Thank you for your interest in Zazzle.com, and thank you for publishing products on Zazzle. Unfortunately, it appears that your product, NTSC colors mug, contains content that is in conflict with one or more of our acceptable content guidelines.
We will be removing this product from the Zazzle Marketplace shortly. Please help us make our content approval process better by taking this short survey.
The details of the product being removed are listed below:
Product Title: NTSC colors mug
Product Type: zazzle_mug
Product ID: 168118597452063660
Result: Not Approved
Policy Notes: Design contains an image or text that may infringe on intellectual property rights. We have been contacted by the intellectual property right holder and we will be removing your product from Zazzle’s Marketplace due to infringement claims.
I couldn’t believe it so I checked it out with a very reasonably priced [$30 bucks a question] online legal service called JustAnswer. A lawyer who styled himself “socrateaser” promptly replied to my questions:
who could possibly hold a copyright on NTSC color bars?
Or the old joke: “Never Twice Same Color”?
IF I WANT TO USE IT WHOM DO I ASK FOR PERMISSION?
His answer was very informative:
The color bars are not copyright NTSC. The National Television System Committee was a federally-created organization authorized by the Federal Communications Committee, and as such any works would be public domain from the moment of their creation, per 17 U.S.C. 105.
However, the color bars are not the creative work of the NTSC. So, the fact that the NTSC was a federal agency is irrelevant.
The author of the original color bars is Al Goldberg, who was employed by CBS Laboratories. So, if anyone is the copyright owner, that would be CBS.
The Society of Motion Picture and Television Engineers (SMPTE) is the author of several revised color bar schemata, and since it is a private organization, then that would be another possible copyright that you would be violating (dependent upon your chosen set of color bars).
I doubt that either CBS or SMPTE maintains an active copyright on the color bars, because the bars are routinely used everywhere in the video industry and no one ever pays mandatory fees to SMPTE for its creation. Thus, a court would almost certainly deem that the bars have been abandoned into the public domain, because there has never been any effort to control their use by third parties.
You could contact SMPTE and ask for a license. But, you’ll have to pick a set of color bars that you know are SMPTE’s creation — otherwise, you’ll be wasting your time.
So I contacted SMPTE.
I am requesting permission to use the color bars along with the old television joke “NTSC = Never Twice Same Color.” I designed a mug with this image to sell on Zazzle. I hoped to market to older techhies and engineers who had worked in television about when I did. Perhaps even members of your group.

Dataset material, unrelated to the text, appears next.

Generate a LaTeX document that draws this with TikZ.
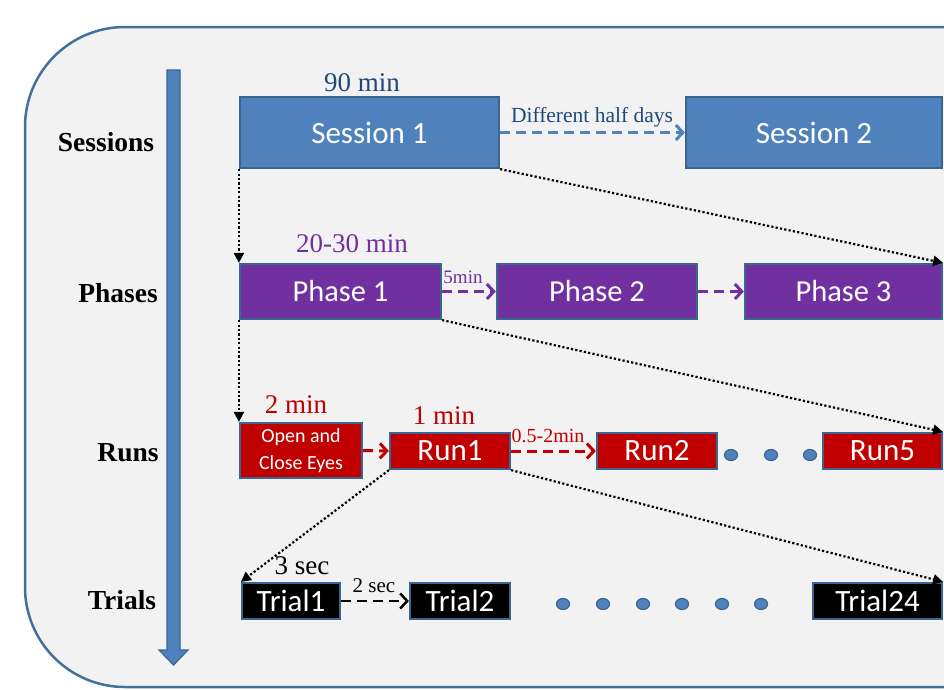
\documentclass[tikz,border=0pt]{standalone}
\usepackage{fontspec}
\setmainfont{Liberation Serif}
\newfontfamily\carlito{Carlito}
\usetikzlibrary{arrows.meta}
\newcommand\fsz[1]{\fontsize{#1}{#1}\selectfont}
\definecolor{panelbg}{HTML}{F2F2F2}
\definecolor{panelrim}{HTML}{41719C}
\definecolor{boxrim}{HTML}{3A6590}
\definecolor{sessblue}{HTML}{4F81BD}
\definecolor{phasepurple}{HTML}{7030A0}
\definecolor{runred}{HTML}{C00000}
\definecolor{labelblue}{HTML}{1F497D}
\tikzset{
  stagebox/.style={draw=boxrim, line width=2.2pt, inner sep=0pt, text=white, font=\carlito},
  levellabel/.style={inner sep=0pt, font=\fsz{27.5}\bfseries},
  timelabel/.style={inner sep=0pt, font=\fsz{27}},
  gaplabel/.style={inner sep=0pt, font=\fsz{20}},
  gaparrow/.style={line width=3pt, dash pattern=on 10pt off 6pt, -{Straight Barb[length=7pt,width=15pt]}},
  zoomarrow/.style={black, line width=2.2pt, dash pattern=on 2.2pt off 2.2pt, -{Triangle[length=10pt,width=10pt]}},
  moredot/.style={fill=sessblue, draw=boxrim, line width=1.2pt},
}
\begin{document}
\begin{tikzpicture}[x=1pt, y=-1pt]
\useasboundingbox (0,0) rectangle (944,689);
\clip (0,0) rectangle (944,689);
% panel
\fill[white] (0,0) rectangle (944,689);
\draw[panelrim, fill=panelbg, line width=2.5pt, rounded corners=100pt] (25,27) rectangle (1150,687);

% time axis
\filldraw[fill=sessblue, draw=boxrim, line width=1.2pt]
  (167,70) -- (180,70) -- (180,650) -- (188,650) -- (173.5,665) -- (159,650) -- (167,650) -- cycle;

% level names
\node[levellabel] (lsess) at (106,142) {Sessions};
\node[levellabel] (lphase) at (118,293) {Phases};
\node[levellabel] (lrun) at (128,453) {Runs};
\node[levellabel] (ltrial) at (122,600) {Trials};

% sessions
\node[stagebox, fill=sessblue, minimum width=259pt, minimum height=71pt, font=\carlito\fsz{31}] (s1) at (369.5,132.5) {Session 1};
\node[stagebox, fill=sessblue, minimum width=256pt, minimum height=71pt, font=\carlito\fsz{31}] (s2) at (814,132.5) {Session 2};
\node[timelabel, text=labelblue] (t90) at (362,83) {90 min};
\draw[gaparrow, sessblue] (s1.east) -- (s2.west);
\node[inner sep=0pt, font=\fsz{21.5}, text=labelblue] (lhalf) at (592,117) {Different half days};

% phases
\node[stagebox, fill=phasepurple, minimum width=201pt, minimum height=55pt, font=\carlito\fsz{30.5}] (p1) at (340.5,291.5) {Phase 1};
\node[stagebox, fill=phasepurple, minimum width=200pt, minimum height=55pt, font=\carlito\fsz{30.5}] (p2) at (597,291.5) {Phase 2};
\node[stagebox, fill=phasepurple, minimum width=197pt, minimum height=55pt, font=\carlito\fsz{30.5}] (p3) at (843.5,291.5) {Phase 3};
\node[timelabel, text=phasepurple] (t2030) at (352,244) {20-30 min};
\draw[gaparrow, phasepurple] (p1.east) -- (p2.west);
\draw[gaparrow, phasepurple] (p2.east) -- (p3.west);
\node[inner sep=0pt, font=\fsz{19}, text=phasepurple] (l5) at (463,277) {5min};

% runs
\node[stagebox, fill=runred, minimum width=122pt, minimum height=55pt, align=center, font=\carlito\fontsize{20}{27}\selectfont] (oc) at (301,450.5) {Open and\\Close Eyes};
\node[stagebox, fill=runred, minimum width=120pt, minimum height=36pt, font=\carlito\fsz{31}] (r1) at (450,451) {Run1};
\node[stagebox, fill=runred, minimum width=120pt, minimum height=36pt, font=\carlito\fsz{31}] (r2) at (657,451) {Run2};
\node[stagebox, fill=runred, minimum width=119pt, minimum height=36pt, font=\carlito\fsz{31}] (r5) at (882.5,451) {Run5};
\node[timelabel, text=runred] (t2) at (296,405) {2 min};
\node[timelabel, text=runred] (t1) at (444,416) {1 min};
\draw[gaparrow, runred] (oc.east) -- (r1.west);
\draw[gaparrow, runred] (r1.east) -- (r2.west);
\node[gaplabel, text=runred] (lrest) at (548,436) {0.5-2min};
\foreach \x in {731,771,810} \filldraw[moredot] (\x,455) ellipse (6.5pt and 5.5pt);

% trials
\node[stagebox, fill=black, minimum width=98pt, minimum height=36pt, font=\carlito\fsz{31}] (tr1) at (291,601) {Trial1};
\node[stagebox, fill=black, minimum width=100pt, minimum height=36pt, font=\carlito\fsz{31}] (tr2) at (460,601) {Trial2};
\node[stagebox, fill=black, minimum width=129pt, minimum height=36pt, font=\carlito\fsz{31}] (tr24) at (877.5,601) {Trial24};
\node[timelabel] (t3s) at (302,566) {3 sec};
\draw[gaparrow, black, line width=2.5pt] (tr1.east) -- (tr2.west);
\node[inner sep=0pt, font=\fsz{21}] (l2s) at (374,586) {2 sec};
\foreach \x in {563,603,643,682,722,761} \filldraw[moredot] (\x,604) ellipse (6.5pt and 5.5pt);

% zoom-in connectors between levels
\draw[zoomarrow] (s1.south west) -- (p1.north west);
\draw[zoomarrow] (s1.south east) -- (p3.north east);
\draw[zoomarrow] (p1.south west) -- (oc.north west);
\draw[zoomarrow] (p1.south east) -- (r5.north east);
\draw[zoomarrow] (r1.south west) -- (tr1.north west);
\draw[zoomarrow] (r1.south east) -- (tr24.north east);
\end{tikzpicture}
\end{document}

When I made the NTSC mug, I first ordered one for myself, both to check how the RGB color translated to the narrower gamut CMYK before offering it for sale and because I wanted one.
I had no idea that there could be copyright issues with the NTSC color bars and was totally buffaloed when Zazzle wrote back that I could not do this due to copyright restrictions. The color bars were an industry tool, I thought. Not something like the CBS eye or NBC peacock. How can a visual signal for calibration that is used everywhere be copyrighted? I protested to Zazzle to no avail then sought legal advice. [legal opinion and correspondence with Zazzle both follow my signature]
Please, If you decide that you cannot grant me permission to market this image I request that at least you would grant me specific permission to make one for myself, to remember my days in television with a smile.
And received this reply:
Thanks for the information. SMPTE does actually hold the copyrights to the color bar test patterns: EG 1-1990 (formerly known as ECR 1-1978) as well as RP 219-2002. The confusion with CBS is that they were part of the SMPTE standards group that developed the Engineering Guidelines. We protect the copyright by enforcing unlicensed use. They must be used with SMPTE permission and contain copyright notice in merchandising applications, including derivative works. The issue that I see with licensing your design, is that they are not billed as SMPTE, rather NTSC. Also as they were designed to calibrate proper color, the joke implies that they do not do their job. For those reasons, I am having trouble seeing how SMPTE can endorse the design with licensing. However, please correct me, if I am misunderstanding.
Well, that cleared ol’ CBS out of the picture. Still I tried to get SMPTE to be more sympathetic to my cause and offered the following resolution that included both a copyright notice and a disclaimer in this email reply:
The joke was real as NTSC could not control the variations in equipment each station had that caused the color variations.
I could put small a line of type below that says something like:
The fault was not with the SMPTE© color bars© but with the variation in transmission equipment.
That might make it even more interesting to a techhie.
In order to protect our copyright, permission must be granted through a licensing agreement.
how do you do that? Do you draw one up? Does the disclaimer I wrote cover the issues of copyright notice as per your email?
No, it is a legal contract and royalties are required.
can they be very small-like 10% of what I would make on each sale?
[note: small indeed--I make about 2 bucks, they'd get 20 cents.]
Their final Word:
We would prefer not be associated with this particular project.
Like I said, SMPTE has no sense of humor.